CD and DVD ISO images
Ed Greshko
Ed.Greshko at greshko.com
Wed Jan 23 04:36:28 UTC 2008
John Summerfield wrote:
> Ed Greshko wrote:
>> John Summerfield wrote:
>>> Todd Zullinger wrote:
>>>> David Boles wrote:
>>>>> The specific person mentioned has no DVD drive to read a DVD of any
>>>>> kind nor does he have Internet access of any kind. So what now?
>>>>
>>>> I didn't know the premise was about the mythical man with no internet.
>>>> For folks without net access or a dvd to boot from, I'd probably give
>>>> them a USB key that had the dvd iso on it. From that, they could
>>>> extract the boot.iso, boot from that and install from the dvd iso on
>>>> the usb key.
>>>>
>>>> That's just one of many ways such a problem could be handled. But I
>>>> don't happen to know anyone in such a pickle, so I don't have much
>>>> preference about how they solve their problem. :)
>>>
>>> Mine is a particular case of a more generic problem. I can overcome
>>> my particular case, but I'm proposing a solution that works for more
>>> people, including people without great skill.
>>>
>>> in my particular case, I have a system, Athlon XP 2200+ or so, with
>>> USB1.0 and a CD drive. I _can_ carry it around the place and connect
>>> it to a good network, but that doesn't solve this kind for everyone.
>>>
>>> I have here a Fedora 8 DVD, it came attached to APC Magazine. If I
>>> have it, so have a few hundred thousand other Australians, and then
>>> there are those other magazines such as Linux Format and linux
>>> Magazine that also attach the latest Fedora (and many other distros
>>> over the course of the year).
>>>
>>> Here, where I am right now, I have ADSL2+ and can download at 1.2
>>> Mbytes/sec or so, so downloading is not a problem. At home, though,
>>> broadband of any speed is not available, and nor is any machine with
>>> a DVD drive. My wife has a new digital camera, she needs the latest
>>> excellence in digital photography software.
>>>
>>> So there are two ways I can get a DVD: off a magazine, and by
>>> downloading.
>>>
>>> If the DVD (and the ISO DVD image) contained CD images, then I could
>>> easily burn a set of CDs. I could insert the DVD and burn from there.
>>> Or I could do something like this:
>>> mount -o loop,ro <dvd image> /mnt/cdrom
>>> and proceed as if I had a DVD mounted at /mnt/cdrom.
>>>
>>> APC magazine and the others might include a script just to help burn
>>> CDs, it's not hard for someone with basic linux skills (IE the person
>>> downloading or creating a DVD image).
>>
>> Probably a silly question...but considering the problem that your
>> trying to solve is fedora the best distro choice for the target
>> community?

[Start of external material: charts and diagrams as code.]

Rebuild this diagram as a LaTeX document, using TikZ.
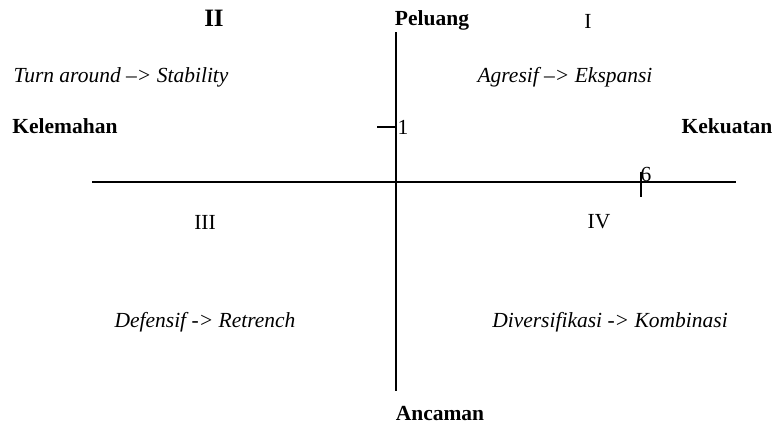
\documentclass[tikz,border=0pt]{standalone}
\usepackage{fontspec}
\setmainfont{Liberation Serif}
\begin{document}
\begin{tikzpicture}[x=1pt,y=-1pt,
  lbl/.style={inner sep=0pt,font=\fontsize{21.5}{24}\selectfont},
  blbl/.style={lbl,font=\fontsize{21.5}{24}\selectfont\bfseries},
  ilbl/.style={lbl,font=\fontsize{21.5}{24}\selectfont\itshape},
  axis/.style={line width=1.6pt}]
\useasboundingbox (0,0) rectangle (774,429);
\coordinate (vt) at (396,32);
\coordinate (vb) at (396,391);
\coordinate (hl) at (92,182);
\coordinate (hr) at (736,182);
\draw[axis] (vt) -- (vb);
\draw[axis] (hl) -- (hr);
\coordinate (t1a) at (377,127);
\coordinate (t1b) at (396,127);
\draw[axis] (t1a) -- (t1b);
\coordinate (t6a) at (641,172);
\coordinate (t6b) at (641,197);
\draw[axis] (t6a) -- (t6b);
\node[lbl] (one) at (403,127) {1};
\node[lbl] (six) at (646,174) {6};
\node[lbl,font=\fontsize{25}{28}\selectfont\bfseries] (q2) at (214,18) {II};
\node[lbl] (q1) at (588,21) {I};
\node[lbl] (q3) at (205,222) {III};
\node[lbl] (q4) at (599,222) {IV};
\node[blbl] (pel) at (432,20) {Peluang};
\node[blbl] (anc) at (440,414) {Ancaman};
\node[blbl] (kel) at (65,126) {Kelemahan};
\node[blbl] (kek) at (727,126) {Kekuatan};
\node[ilbl] (s2) at (121,77) {Turn around --> Stability};
\node[ilbl] (s1) at (565,77) {Agresif --> Ekspansi};
\node[ilbl] (s3) at (205,322) {Defensif -> Retrench};
\node[ilbl] (s4) at (610,322) {Diversifikasi -> Kombinasi};
\end{tikzpicture}
\end{document}
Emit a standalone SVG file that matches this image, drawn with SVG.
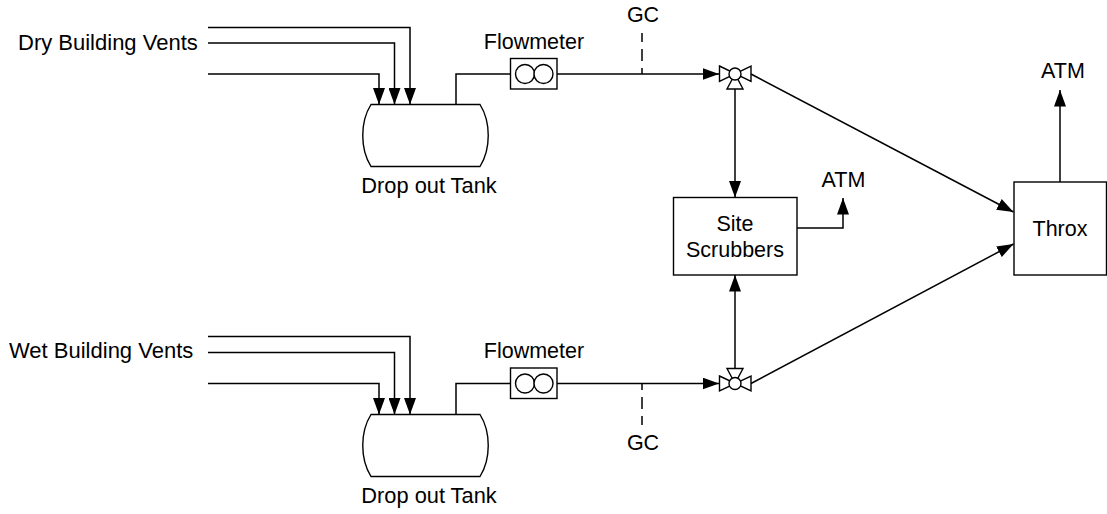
<svg xmlns="http://www.w3.org/2000/svg" width="1107" height="514" viewBox="0 0 1107 514">
<style>
text{font-family:"Liberation Sans",Arial,sans-serif;font-size:21.5px;fill:#000}
.m{text-anchor:middle}
.v{font-size:22px}
.t{font-size:21.8px}
.s{fill:#fff;stroke:#000;stroke-width:1.4}
.c{fill:none;stroke:#000;stroke-width:1.5}
.d{stroke-dasharray:9 7 12 7 9}
</style>
<defs>
<marker id="a" markerUnits="userSpaceOnUse" markerWidth="17" markerHeight="12" refX="16.5" refY="6" orient="auto"><path d="M0 0L16.5 6L0 12Z" fill="#000"/></marker>
<g id="tank"><path class="s" d="M371 104.500H480C491 122 491 149 480 166.500H371C360 149 360 122 371 104.500Z"/></g>
<g id="fm"><rect class="s" x="510.500" y="58.500" width="46.500" height="30.500"/><circle class="s" cx="525" cy="74" r="9.500"/><circle class="s" cx="543.500" cy="74" r="9.500"/></g>
</defs>
<g id="connectors">
<path class="c" marker-end="url(#a)" d="M208 27.500H410V104.500"/>
<path class="c" marker-end="url(#a)" d="M208 43H394.500V104.500"/>
<path class="c" marker-end="url(#a)" d="M208 74H379V104.500"/>
<path class="c" d="M456 104.500V74H510.500"/>
<path class="c" marker-end="url(#a)" d="M557 74H719"/>
<path class="c d" d="M642 33V74"/>
<path class="c" marker-end="url(#a)" d="M735 89V197.500"/>
<path class="c" marker-end="url(#a)" d="M751 74L1013.500 212"/>
<path class="c" marker-end="url(#a)" d="M797 228H843V198"/>
<path class="c" marker-end="url(#a)" d="M208 336.500H410V414.500"/>
<path class="c" marker-end="url(#a)" d="M208 352.500H394.500V414.500"/>
<path class="c" marker-end="url(#a)" d="M208 383.500H379V414.500"/>
<path class="c" d="M456 414.500V383.500H510.500"/>
<path class="c" marker-end="url(#a)" d="M557 383.500H719"/>
<path class="c d" d="M642 425V383.500"/>
<path class="c" marker-end="url(#a)" d="M735 368V275"/>
<path class="c" marker-end="url(#a)" d="M751 383.500L1013.500 244"/>
<path class="c" marker-end="url(#a)" d="M1060 182V90"/>
</g>
<g id="tank-dry"><use href="#tank"/><text class="m t" x="429" y="192.500">Drop out Tank</text></g>
<g id="flowmeter-dry"><use href="#fm"/><text class="m" x="534" y="49">Flowmeter</text></g>
<g id="valve-dry"><path class="s" d="M719.500 66L751 81.500V66L719.500 81.500Z"/><path class="s" d="M735 74L727 89H743Z"/><circle class="s" cx="735" cy="74" r="6"/></g>
<g id="tank-wet"><use href="#tank" y="310"/><text class="m t" x="429" y="502.500">Drop out Tank</text></g>
<g id="flowmeter-wet"><use href="#fm" y="309.500"/><text class="m" x="534" y="358">Flowmeter</text></g>
<g id="valve-wet"><path class="s" d="M719.500 376L751 391V376L719.500 391Z"/><path class="s" d="M735 383.500L727 368.500H743Z"/><circle class="s" cx="735" cy="383.500" r="6"/></g>
<g id="scrubbers"><rect class="s" x="673.500" y="197.500" width="123.500" height="77.500"/><text class="m" x="735" y="230.500">Site</text><text class="m" x="735" y="256.500">Scrubbers</text></g>
<g id="throx"><rect class="s" x="1014" y="182" width="92.500" height="93"/><text class="m" x="1060" y="235.500">Throx</text></g>
<g id="labels">
<text class="v" x="18" y="50">Dry Building Vents</text>
<text class="v" x="9" y="358">Wet Building Vents</text>
<text class="m" x="643" y="22">GC</text>
<text class="m" x="643" y="450">GC</text>
<text class="m" x="843.500" y="186.500">ATM</text>
<text class="m" x="1063" y="78">ATM</text>
</g>
</svg>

I mean fedora tends to be leading/bleeding edge with
>> frequent updates and a short release cycle.
>
> It is a silly question:-) It misses the point, which is to make Fedora
> easier to share and to install on machines which lack DVD drives and
> good Internet access.
Well, you keep mentioning "Neither helps install sans network" and
statements that seem to indicate that lack of network is part of the hurdle.
I've never had a problem to install on a system without a DVD drive but a
good network connection. I've used the "Live CD" method or downloaded the
DVD iso and did a network install.
So, I guess whatever solution you're proposing is redundant for me.
>>
>> Wouldn't it be somewhat better to go with something like CentOS which
>> already has CD ISO images? A distro such as CentOS is also more
>> stable...as in less frequent updates. So, if you don't have internet
>> access no need to worry about how to get the 47 or so updates that
>> come out every so often.
>>
> haven't you noticed my description of Fedora?
> http://fcp.surfsite.org/modules/newbb/viewtopic.php?topic_id=45800&viewmode=flat&order=ASC&start=0
Doesn't ring a bell....
--
Journalism is literature in a hurry.